イングランドの国外も旧教のスペイン、フランス、ローマ教皇がエリザベスと新教勢力を封じ込めようと画策しますが、対するイングランドの国力は当時はまだ弱かったのです。
即位したエリザベスは世事に疎く、国が緊張状態にあるにも関わらずちょっとお花畑な感じがあるんですね。
エリザベスと恋仲のロバート候(ジョセフ・ファインズ)も政治に疎くフワついている。
エリザベスは自身の命と女王の位を保障するために、と重臣ウィリアム・セシルから政略結婚を勧められます。
でも、政略結婚は実質的にはイングランドが大国の属国になることを意味します。
相手もエリザベスを見下した感があるんですね。
そうこうしているうちにエリザベス暗殺未遂事件が起きてしまう。
切れ者で警護係のウォルシンガム(ジェフリー・ラッシュ)はエリザベスの命を受けて、黒幕の正体と証拠を押さえるために行動を起こすのです。
とにかく難しい時代に女性君主として生きたエリザベス。
政治と自由恋愛は両立しないのです。
イングランドと自身の命を守るには政治力が必要で、ロバートとの恋や情にほだされること(彼女の言葉では「心」)はその逆、という現実に気づきだすエリザベス。
当時、一国の主であることとは文字通りの命懸け。
家来も同様ですから「忠誠を貫くのは勇気がいる」のです。
鋼の覚悟が必要なんですね。
「何かを得るには何かを捨てる」と言いますが、得るものや立場が大きいほど犠牲にするものも大きいのかもしれません。

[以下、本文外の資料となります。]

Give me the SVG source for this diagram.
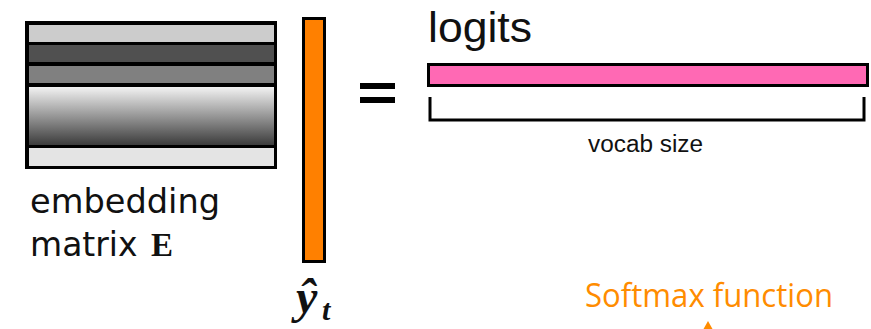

ロバートの処遇決定はエリザベスさいごの「心」のありかだったんでしょう。
恋を犠牲にし、生涯独身を貫いたエリザベスは「ザ・ヴァージン・クイーン」と称されました。
エリザベスの治政は「黄金時代」と呼ばれています。
エリザベスは命を何度も狙われましたが生き延び、長寿を全うしました。
本作の歴史的背景についてある程度の知識があるとより話がわかりやすいと思います。
例えばヘンリー8世とエリザベスの母親の物語「ブーリン家の姉妹」(2008年)はお勧めかと思いました。